LOCKHEED MARTIN C-130J ENGINE RECORDS ONE MILLIONTH FLIGHT HOUR
MARIETTA, Ga., 17-APR-06 -- The powerplant for the Lockheed Martin [NYSE: LMT] C 130J Super Hercules transport fleet, the Rolls-Royce AE2100D3 engine, has achieved the milestone of one million flight hours. The AE2100D3 engine is the only powerplant used on the C-130J, and each Super Hercules aircraft is equipped with four of the high wing-mounted U.S.-built turboprop engines.
“The AE 2100 engine is proving itself day after day in the harshest environments around the world,” said David Haines, Lockheed Martin vice president of C-130 programs. “The C-130J is an aircraft that can operate out of austere strips of less than 2,000 feet, with flying ranges of over 4,000 nautical miles with payload.
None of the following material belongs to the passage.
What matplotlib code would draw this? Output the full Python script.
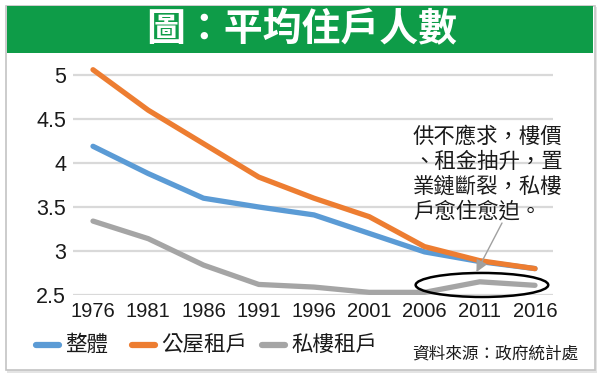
import matplotlib
matplotlib.use("Agg")
import matplotlib.pyplot as plt
from matplotlib.patches import Rectangle, Ellipse
from matplotlib.lines import Line2D

years = [1976, 1981, 1986, 1991, 1996, 2001, 2006, 2011, 2016]
overall = [4.19, 3.88, 3.60, 3.50, 3.41, 3.20, 2.99, 2.88, 2.80]
public_rent = [5.06, 4.60, 4.22, 3.84, 3.60, 3.39, 3.05, 2.89, 2.80]
private_rent = [3.34, 3.14, 2.84, 2.62, 2.59, 2.53, 2.53, 2.65, 2.61]
series_names = ["整體", "公屋租戶", "私樓租戶"]
series_colors = ["#5b9bd5", "#ed7d31", "#a5a5a5"]
y_ticks = [2.5, 3, 3.5, 4, 4.5, 5]
y_tick_labels = ["2.5", "3", "3.5", "4", "4.5", "5"]
title = "圖：平均住戶人數"
note_lines = ["供不應求，樓價", "、租金抽升，置", "業鏈斷裂，私樓", "戶愈住愈迫。"]
source = "資料來源：政府統計處"

CJK = ["Noto Sans CJK TC", "DejaVu Sans"]
W, H = 600, 378
fig = plt.figure(figsize=(6, 3.78), dpi=100)
fig.patch.set_facecolor("white")

# background overlay in pixel coords
bg = fig.add_axes([0, 0, 1, 1], zorder=-1)
bg.set_xlim(0, W)
bg.set_ylim(H, 0)
bg.axis("off")
bg.add_patch(Rectangle((7, 7), 590, 366, facecolor="#e4e4e4", edgecolor="none"))
bg.add_patch(Rectangle((5.5, 5.5), 589, 364.5, facecolor="white", edgecolor="#c4c4c4", lw=1.2))
bg.add_patch(Rectangle((7, 6), 586, 47, facecolor="#0e9c48", edgecolor="none"))
bg.text(302, 30, title, color="white", fontsize=28, fontweight="bold",
        family=CJK, ha="center", va="center")

# main axes
ax = fig.add_axes([73 / W, 1 - 295 / H, 480 / W, (295 - 57.4) / H], zorder=1)
ax.set_facecolor("none")
for vals, col in zip([overall, public_rent, private_rent], series_colors):
    ax.plot(years, vals, color=col, lw=3.8, solid_capstyle="round", solid_joinstyle="round", zorder=3)
ax.set_xlim(1974.19, 2017.63)
ax.set_ylim(2.5, 5.2)
ax.set_yticks(y_ticks)
ax.set_yticklabels(y_tick_labels, family=["Liberation Sans", "DejaVu Sans"], fontsize=15.5, color="#1a1a1a")
ax.set_xticks(years)
ax.set_xticklabels([str(y) for y in years], family=["Liberation Sans Narrow", "Liberation Sans", "DejaVu Sans"],
                   fontsize=14.5, color="#1a1a1a")
ax.tick_params(axis="both", length=0)
ax.tick_params(axis="y", pad=5)
ax.tick_params(axis="x", pad=5)
for s in ax.spines.values():
    s.set_visible(False)
ax.yaxis.grid(True, color="#d9d9d9", lw=1.6, zorder=0)
ax.set_axisbelow(True)

# ellipse around recent private rent
ax.add_patch(Ellipse((2011.2, 2.614), 12.0, 0.273, facecolor="none", edgecolor="black",
                     lw=1.8, clip_on=False, zorder=4))

# arrow
ax.annotate("", xy=(2010.7, 2.76), xycoords="data",
            xytext=(502 / W, 1 - 223 / H), textcoords="figure fraction",
            arrowprops=dict(arrowstyle="-|>,head_length=0.7,head_width=0.35",
                            color="#a0a0a0", lw=1.0, shrinkA=0, shrinkB=0), zorder=5)

# note text
for i, line in enumerate(note_lines):
    fig.text(413 / W, 1 - (136.5 + 25 * i) / H, line, family=CJK, fontsize=15.4,
             fontweight="light", color="#1a1a1a", ha="left", va="center")

# legend (manual)
leg_x = [36, 132, 262]
for name, col, x0 in zip(series_names, series_colors, leg_x):
    bg.add_line(Line2D([x0, x0 + 23], [345, 345], color=col, lw=4.5, solid_capstyle="round"))
    fig.text((x0 + 29) / W, 1 - 345 / H, name, family=CJK, fontsize=15.5, fontweight="light",
             color="#1a1a1a", ha="left", va="center")

fig.text(578 / W, 1 - 353.5 / H, source, family=CJK, fontsize=12, fontweight="light",
         color="#1a1a1a", ha="right", va="center")

fig.savefig("out.png", dpi=100)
Considering these broad performance envelopes, the C-130J needs a tremendous propulsion system, and this engine provides it.”
The AE 2100D3 is a lightweight, modular turboprop engine flat rated at 5,300 shaft horsepower derated to 4,600 not only providing ample power to the C-130J but also higher reliability. The “common core” AE engine line is manufactured in Indianapolis, Ind. The C-130 has been the world’s primary tactical transport and special mission aircraft since 1956, and it was originally powered by Rolls-Royce (formerly Allison) T56 engines, the progenitor of the AE series of engines. The T56 series of engines also provides power for the Lockheed Martin P-3 Orion maritime surveillance and patrol aircraft.
“This engine is maintaining unparalleled reliability and providing the men and women of the world’s air forces with the power and range needed for today’s emerging threats and new missions. Because of its reliability and flexibility, the C-130J is becoming known as the world’s first responder. The C-130J is currently operated around the world in climates ranging from the dry, hot and dusty environments of Afghanistan and Iraq to flying through hurricanes over the Gulf of Mexico,” said Haines.
With 250,000 flight hours, the worldwide C-130J fleet daily proves the tremendous change it brings to airlift operations. The C-130J can complete almost twice the lift of older C 130s during a typical crew day. Both combat delivery and tanker versions of the C-130J are achieving record reliability and availability numbers. With mission capable rates as high as 98 percent and greater mission effectiveness, the C-130J is setting new standards for intra-theater airlift.
The C-130J is an affordable airlifter that meets current and emerging threats and is uniquely capable of performing a wide range of missions. Worldwide, operators are seeing the true value of the C-130J which is being used to conduct combat delivery, airdrop, paradrop, special operations, search and rescue, weather reconnaissance, electronic warfare, air-to-air refueling, rapid ground refueling and medical evacuation missions. No other transport aircraft is proving to be as flexible, adaptable or reliable.
A total of 182 C-130Js are on order, and 136 have been delivered to date. In the U.S., Air Force Reserve Command and Air National Guard units fly C-130Js. The Marine Corps operates KC 130J tankers and the Coast Guard flies the HC-130J, which saw extensive service during Hurricanes Katrina and Rita relief efforts. International C 130J operators include the Royal Air Force, Royal Australian Air Force, Italian Air Force, and the Royal Danish Air Force.